Sunday, December 6, 2009

An Uncle Named DeWitt

It's funny how these things turn up from time to time, totally random but also totally at an appropriate time. I'm holding a yellowed copy of The Union-Recorder, the weekly Milledgeville, Georgia, newspaper, dated Dec. 7, 1944. I'm not even sure how the newspaper surfaced. I knew I had it; it was among my mother's possessions I came across after she died. But somehow, in bringing Christmas decorations down from the attic and moving other things around to make way for said decorations, the newspaper reappeared today, Dec. 6, just one day short of being 65 years old. Dec. 7, of course, is "a day which will live in infamy," as Franklin D. Roosevelt put it, for it was on Dec. 7, 1941, that the United States was plunged into World War II because of the Japanese sneak attack on Pearl Harbor, Hawaii. I grew up with images from that day burned into my mind-- the billowing black smoke from the destroyed U.S. fleet -- just as I am sure the current generation will think of the 9/11 attacks on the U.S. as the most horrible of horrors.
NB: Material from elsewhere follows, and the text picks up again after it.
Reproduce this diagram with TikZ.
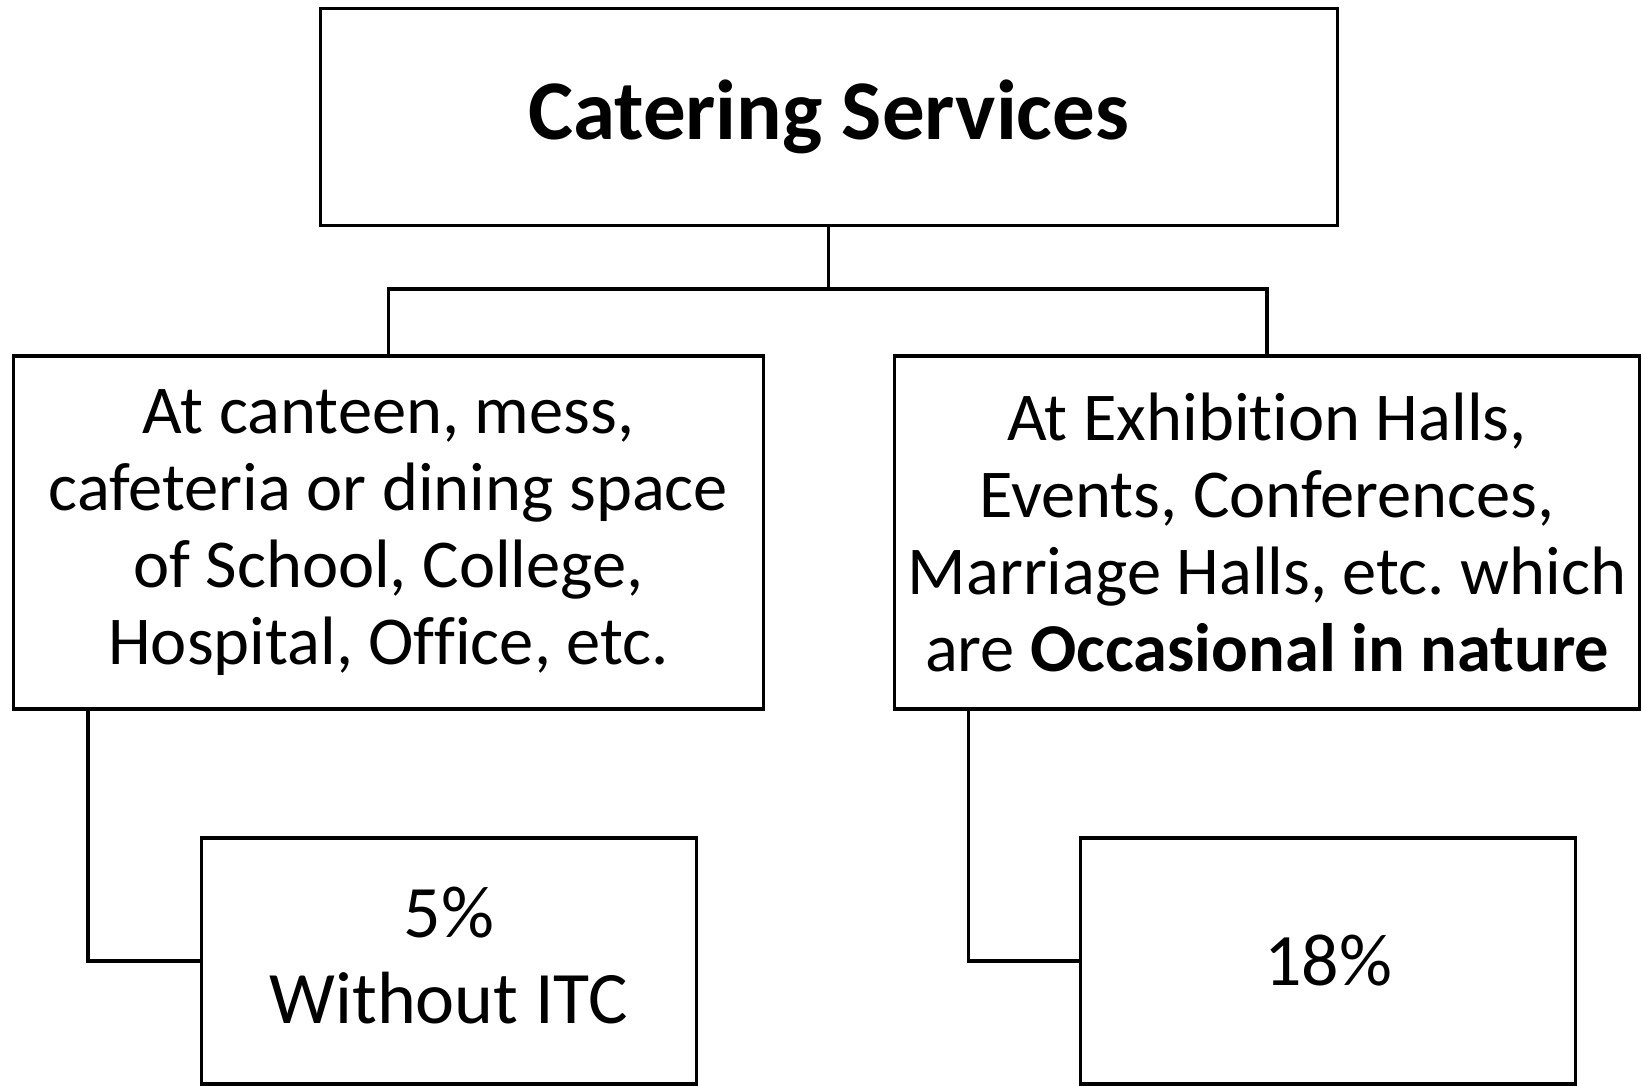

But my mother didn't save the newspaper for that reason. Instead, it was because of a more personal tragedy, the death of her 17-year-old brother, DeWitt Talmadge Raley, in a car accident the previous weekend. The newspaper carried a front page article about his funeral service and the accident. "DT," as he was known, was thrown from the car and pinned beneath the wreckage. A seatbelt probably would have saved his life, but those devices weren't in vehicles in 1944. I'm assuming the other occupant, the driver, was probably not thrown from the car because of his closeness to the steering wheel. So, DT was the uncle I never knew, and he and I were both named for his father, DeWitt Talmadge Raley (so I'm guessing DT was a "junior") and I passed the name along to one of my daughters. And though I never knew him, I always knew of the love my mother had for him whenever she spoke his name. His death left a hole in her heart that never healed. And finding this old newspaper reminds me of her, and of him, and of our dear, wonderful Paul, also gone too young and all too soon.